Entre
cultivar uma crença qualquer e cultivar a curiosidade livre e sem barreiras
culturais e ideológicas, a primeira parece ser a preferida da maior parte das
pessoas.
É
difícil encontrar alguém capaz de ser livre, mentalmente desembaraçado das
crenças predominantes. Assim como a
história está recheada de barbáries cometidas em nome de Deus ou deuses, assim podemos
ver, ainda hoje, muita gente possuída por verdadeiros evangelhos de salvação, com
os quais é capaz de, no mínimo, desejar, a morte de todos aqueles que desafiam
suas crenças. Qualquer pessoa atenta percebe como a maioria também cultua o Estado
e suas instituições e conclui que esse culto não está baseado em análises
criteriosas ou investigações aprofundadas.
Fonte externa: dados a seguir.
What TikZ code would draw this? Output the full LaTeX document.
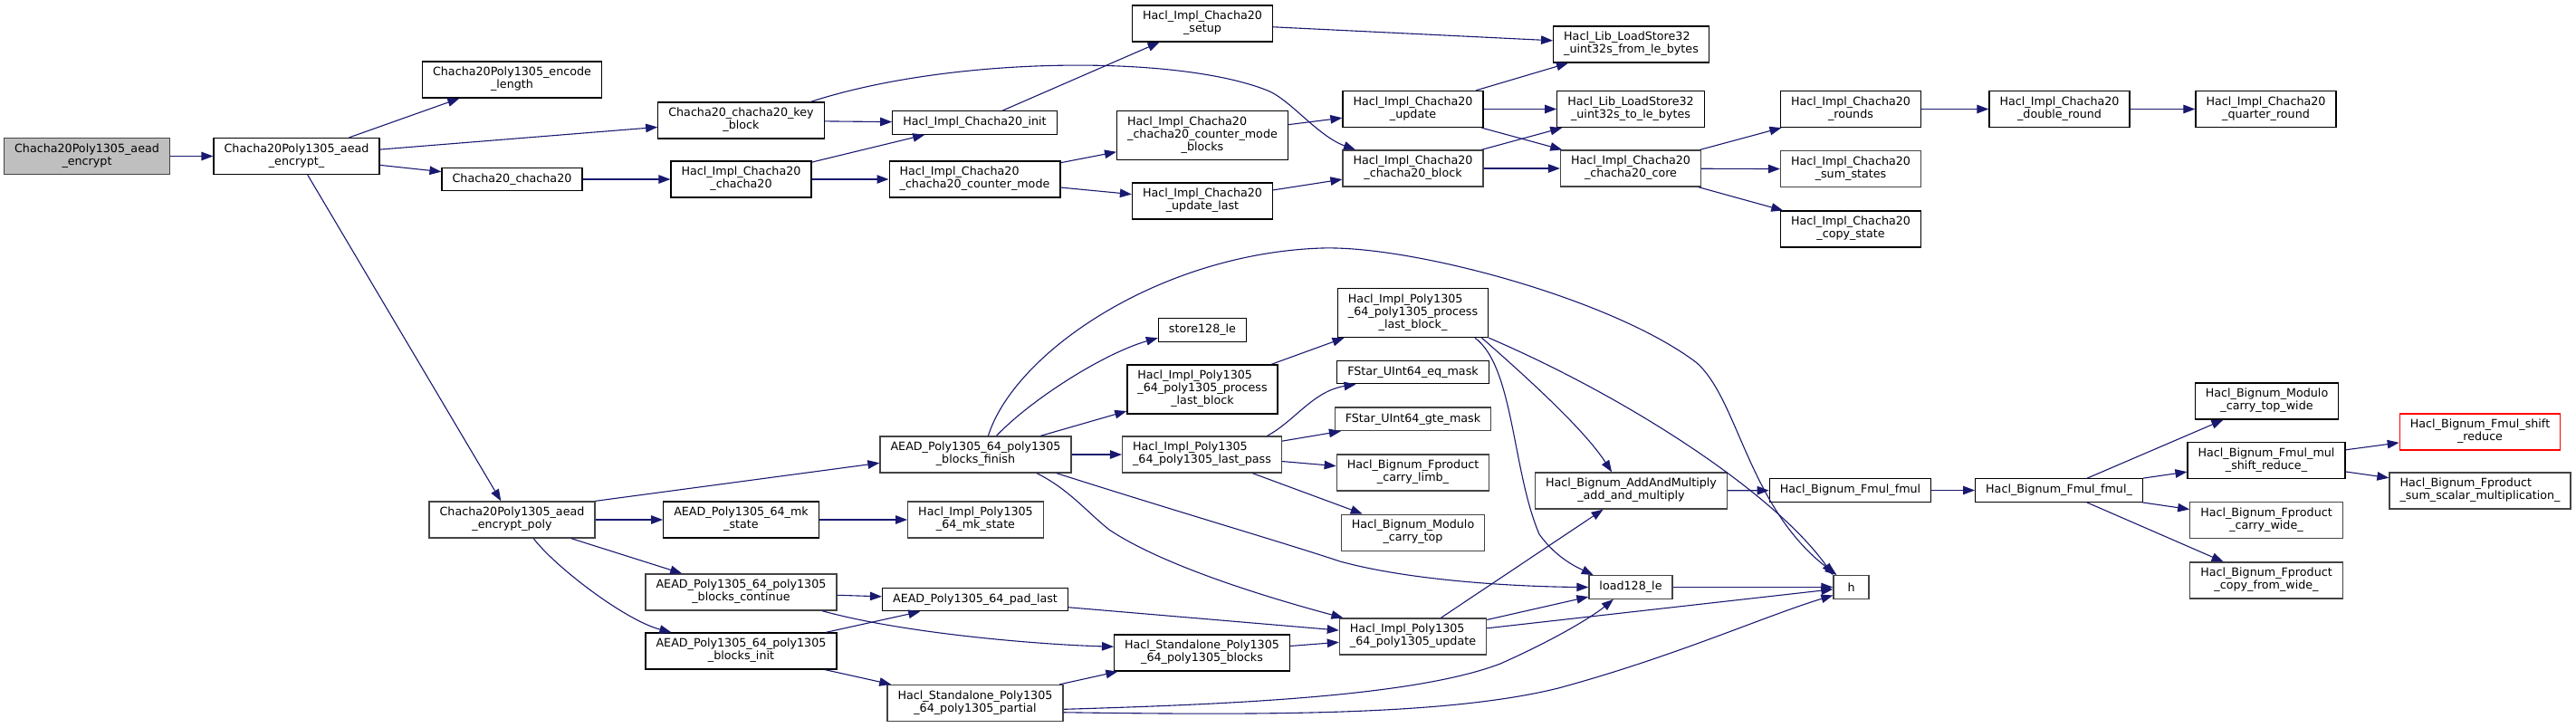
\documentclass[tikz,border=0pt]{standalone}
\usepackage{fontspec}
\setmainfont{DejaVu Sans}
\usepackage{tikz}
\usetikzlibrary{arrows.meta,positioning}
\definecolor{navy}{HTML}{191970}
\definecolor{rootgray}{HTML}{BFBFBF}
\definecolor{edgegray}{HTML}{444444}
\newcommand{\fnl}[2]{\begin{tabular}{@{}l@{}}#1\\\multicolumn{1}{@{}c@{}}{#2}\end{tabular}}

\begin{document}
\begin{tikzpicture}[x=1pt,y=-1pt,
  node distance=25pt,
  box/.style={draw=black,line width=1.3pt,fill=white,inner xsep=11.5pt,inner ysep=6pt,
              minimum height=25.5pt,font=\fontsize{12.7}{14}\selectfont},
  gbox/.style={box,draw=edgegray},
  root/.style={box,draw=edgegray,fill=rootgray},
  trunc/.style={box,draw=red},
  arr/.style={-{Triangle[length=13pt,width=9.5pt]},line width=1.1pt,draw=navy}
]
\useasboundingbox (0,0) rectangle (2845,803);

\node[root] (enc) at (96,172.5) {\fnl{Chacha20Poly1305\_aead}{\_encrypt}};
\node[box] (encu) at (327.5,172.5) {\fnl{Chacha20Poly1305\_aead}{\_encrypt\_}};
\node[box] (elen) at (565.5,88) {\fnl{Chacha20Poly1305\_encode}{\_length}};
\node[box] (cc) at (565.5,198) {Chacha20\_chacha20};
\node[box] (kblk) at (818.5,133) {\fnl{Chacha20\_chacha20\_key}{\_block}};
\node[box] (icc) at (818.5,198) {\fnl{Hacl\_Impl\_Chacha20}{\_chacha20}};
\node[box] (init) at (1076.5,135.5) {Hacl\_Impl\_Chacha20\_init};
\node[box] (cmode) at (1076.5,198) {\fnl{Hacl\_Impl\_Chacha20}{\_chacha20\_counter\_mode}};
\node[box] (setup) at (1328,26) {\fnl{Hacl\_Impl\_Chacha20}{\_setup}};
\node[box] (cblks) at (1328,149.5) {\fnl{Hacl\_Impl\_Chacha20\\\_chacha20\_counter\_mode}{\_blocks}};
\node[box] (ulast) at (1328,222) {\fnl{Hacl\_Impl\_Chacha20}{\_update\_last}};
\node[box] (st128) at (1328,364.5) {store128\_le};
\node[box] (fromle) at (1801.5,49) {\fnl{Hacl\_Lib\_LoadStore32}{\_uint32s\_from\_le\_bytes}};
\node[box] (upd) at (1560.5,120.5) {\fnl{Hacl\_Impl\_Chacha20}{\_update}};
\node[box] (tole) at (1801,120.5) {\fnl{Hacl\_Lib\_LoadStore32}{\_uint32s\_to\_le\_bytes}};
\node[gbox] (cblk) at (1560.5,186) {\fnl{Hacl\_Impl\_Chacha20}{\_chacha20\_block}};
\node[gbox] (core) at (1801,186) {\fnl{Hacl\_Impl\_Chacha20}{\_chacha20\_core}};
\node[box] (rnds) at (2044,120.5) {\fnl{Hacl\_Impl\_Chacha20}{\_rounds}};
\node[gbox,below=of rnds] (sums) {\fnl{Hacl\_Impl\_Chacha20}{\_sum\_states}};
\node[box,below=of sums] (copys) {\fnl{Hacl\_Impl\_Chacha20}{\_copy\_state}};
\node[box] (dbl) at (2274.5,120.5) {\fnl{Hacl\_Impl\_Chacha20}{\_double\_round}};
\node[box] (qtr) at (2502.5,120.5) {\fnl{Hacl\_Impl\_Chacha20}{\_quarter\_round}};
\node[box] (plbu) at (1560.5,345.5) {\fnl{Hacl\_Impl\_Poly1305\\\_64\_poly1305\_process}{\_last\_block\_}};

\node[gbox] (epoly) at (565.5,574) {\fnl{Chacha20Poly1305\_aead}{\_encrypt\_poly}};
\node[box] (plb) at (1328,430) {\fnl{Hacl\_Impl\_Poly1305\\\_64\_poly1305\_process}{\_last\_block}};
\node[gbox] (fin) at (1077.5,502) {\fnl{AEAD\_Poly1305\_64\_poly1305}{\_blocks\_finish}};
\node[gbox] (lpass) at (1327.5,502) {\fnl{Hacl\_Impl\_Poly1305}{\_64\_poly1305\_last\_pass}};
\node[box] (mks) at (818.5,574) {\fnl{AEAD\_Poly1305\_64\_mk}{\_state}};
\node[gbox] (imks) at (1077.5,574) {\fnl{Hacl\_Impl\_Poly1305}{\_64\_mk\_state}};
\node[gbox] (bcont) at (818.5,654) {\fnl{AEAD\_Poly1305\_64\_poly1305}{\_blocks\_continue}};
\node[box] (pad) at (1077,662) {AEAD\_Poly1305\_64\_pad\_last};
\node[box] (binit) at (818.5,719) {\fnl{AEAD\_Poly1305\_64\_poly1305}{\_blocks\_init}};
\node[box] (sblk) at (1327.5,721) {\fnl{Hacl\_Standalone\_Poly1305}{\_64\_poly1305\_blocks}};
\node[gbox] (part) at (1077,776.5) {\fnl{Hacl\_Standalone\_Poly1305}{\_64\_poly1305\_partial}};
\node[box] (eqm) at (1560.5,411) {FStar\_UInt64\_eq\_mask};
\node[gbox,below=of eqm] (gtem) {FStar\_UInt64\_gte\_mask};
\node[gbox,below=of gtem] (climb) {\fnl{Hacl\_Bignum\_Fproduct}{\_carry\_limb\_}};
\node[gbox,below=of climb] (ctop) {\fnl{Hacl\_Bignum\_Modulo}{\_carry\_top}};
\node[gbox] (amul) at (1801.5,542) {\fnl{Hacl\_Bignum\_AddAndMultiply}{\_add\_and\_multiply}};
\node[box] (fmul) at (2043.5,541.5) {Hacl\_Bignum\_Fmul\_fmul};
\node[gbox] (ld) at (1801,648.5) {load128\_le};
\node[gbox,minimum width=39pt] (h) at (2044.5,648.5) {h};
\node[gbox] (pupd) at (1560.5,703) {\fnl{Hacl\_Impl\_Poly1305}{\_64\_poly1305\_update}};
\node[box] (fmulu) at (2274,541.5) {Hacl\_Bignum\_Fmul\_fmul\_};
\node[box] (ctopw) at (2503.5,443) {\fnl{Hacl\_Bignum\_Modulo}{\_carry\_top\_wide}};
\node[box] (mshift) at (2503,508.5) {\fnl{Hacl\_Bignum\_Fmul\_mul}{\_shift\_reduce\_}};
\node[gbox,below=of mshift] (cwide) {\fnl{Hacl\_Bignum\_Fproduct}{\_carry\_wide\_}};
\node[gbox,below=of cwide] (cfw) {\fnl{Hacl\_Bignum\_Fproduct}{\_copy\_from\_wide\_}};
\node[trunc] (shred) at (2739,477) {\fnl{Hacl\_Bignum\_Fmul\_shift}{\_reduce}};
\node[gbox] (ssm) at (2739,542) {\fnl{Hacl\_Bignum\_Fproduct}{\_sum\_scalar\_multiplication\_}};

\draw[arr] (enc) -- (encu);
\draw[arr] (encu) -- (elen);
\draw[arr] (encu) -- (kblk);
\draw[arr] (encu) -- (cc);
\draw[arr] (encu) -- (epoly);
\draw[arr] (cc) -- (icc);
\draw[arr] (kblk) -- (init);
\draw[arr] (kblk.15) .. controls (1050,62) and (1300,60) .. (1400,100)
  .. controls (1425,110) and (1455,150) .. (cblk.162);
\draw[arr] (icc) -- (init);
\draw[arr] (icc) -- (cmode);
\draw[arr] (init) -- (setup);
\draw[arr] (cmode) -- (cblks);
\draw[arr] (cmode) -- (ulast);
\draw[arr] (setup) -- (fromle);
\draw[arr] (cblks) -- (upd);
\draw[arr] (ulast) -- (cblk);
\draw[arr] (upd) -- (fromle);
\draw[arr] (upd) -- (tole);
\draw[arr] (upd) -- (core);
\draw[arr] (cblk) -- (tole);
\draw[arr] (cblk) -- (core);
\draw[arr] (core) -- (rnds);
\draw[arr] (core) -- (sums);
\draw[arr] (core) -- (copys);
\draw[arr] (rnds) -- (dbl);
\draw[arr] (dbl) -- (qtr);

\draw[arr] (epoly.north east) -- (fin.185);
\draw[arr] (epoly) -- (mks);
\draw[arr] (epoly) -- (bcont);
\draw[arr] (epoly.-41) .. controls (612,625) and (690,685) .. (binit.165);
\draw[arr] (mks) -- (imks);
\draw[arr] (fin.42) .. controls (1140,440) and (1220,390) .. (st128.190);
\draw[arr] (fin) -- (plb);
\draw[arr] (fin) -- (lpass);
\draw[arr] (fin.56) .. controls (1120,390) and (1280,280) .. (1460,274)
  .. controls (1560,271) and (1780,330) .. (1873,400)
  .. controls (1920,440) and (1930,560) .. (h.140);
\draw[arr] (fin.-13) .. controls (1300,565) and (1420,600) .. (1480,620)
  .. controls (1560,642) and (1680,648) .. (ld.west);
\draw[arr] (fin.-17.5) .. controls (1180,540) and (1200,565) .. (1225,585)
  .. controls (1285,625) and (1400,660) .. (pupd.165);
\draw[arr] (plb) -- (plbu);
\draw[arr] (plbu.-22) .. controls (1672,405) and (1670,520) .. (1700,590)
  .. controls (1720,618) and (1745,628) .. (ld.162);
\draw[arr] (plbu.-20) .. controls (1690,420) and (1750,475) .. (amul.136);
\draw[arr] (plbu.south east) .. controls (1800,440) and (1960,545) .. (h.north west);
\draw[arr] (lpass.16) .. controls (1430,465) and (1450,432) .. (eqm.192);
\draw[arr] (lpass) -- (gtem);
\draw[arr] (lpass) -- (climb);
\draw[arr] (lpass) -- (ctop);
\draw[arr] (amul) -- (fmul);
\draw[arr] (fmul) -- (fmulu);
\draw[arr] (fmulu) -- (ctopw);
\draw[arr] (fmulu) -- (mshift);
\draw[arr] (fmulu) -- (cwide);
\draw[arr] (fmulu) -- (cfw);
\draw[arr] (mshift) -- (shred);
\draw[arr] (mshift) -- (ssm);
\draw[arr] (ld) -- (h);
\draw[arr] (pupd) -- (amul);
\draw[arr] (pupd) -- (ld);
\draw[arr] (pupd) -- (h);
\draw[arr] (part.-4) .. controls (1350,778) and (1560,770) .. (1657,733)
  .. controls (1720,705) and (1760,680) .. (ld.215);
\draw[arr] (part.-6) .. controls (1400,790) and (1600,790) .. (1721,760)
  .. controls (1850,725) and (1950,680) .. (h.204);
\draw[arr] (part) -- (sblk);
\draw[arr] (sblk) -- (pupd);
\draw[arr] (bcont) -- (pad);
\draw[arr] (bcont.-13) .. controls (1000,700) and (1150,712) .. (sblk.176);
\draw[arr] (binit) -- (pad);
\draw[arr] (binit) -- (part);
\draw[arr] (pad) -- (pupd);
\end{tikzpicture}
\end{document}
Parece que as pessoas, primeiro, sentem
grande necessidade de abraçar uma crença qualquer, daquelas que os façam sentir
seguros, protegidos, parecidos com o bando predominante. Depois agarram desesperadamente essas crenças
que unem a multidão e que explicam tanta coisa com simplicidade, dividindo o
mundo em vítimas de um lado e algozes do outro. Sentem-se, evidentemente,
identificados com os que são considerados vitimas. É extremamente fácil ser
pobre e odiar o rico, ou mesmo o remediado. É, também tentador para os filhos bem
nascidos sentir pena dos que vivem na base da pirâmide social. Normalmente,
esses foram criados numa vida fácil, já que são cercados por conforto, num
mundo que parece ter sido feito para satisfazê-los, principalmente quando os pais substituem carinho e atenção
por presentes e agrados materiais. Daí ser surpreendentemente comum filhos de
ricos cuspirem no prato dourados em que comeram, para abraçar a causa dos oprimidos. São os
bem nascidos que organizam os pobres e dão argumentos ideológicos às crenças
que cultivam ressentimentos e inferioridades, tornando a vida dos pobres, não melhores, mas motivadas
e ousadas. Não sentem mais incomodados por desejar o bem alheio.
A música doce da ideologia da apropriação dos frutos
do trabalho alheio enfeitiça o pobre a tal ponto que ele percebe que, na
verdade, descobriu um meio de roubar sem que seja considerado ladrão, pois é
possível alegar que seu ato é um ato de reparação, de justiça tardia.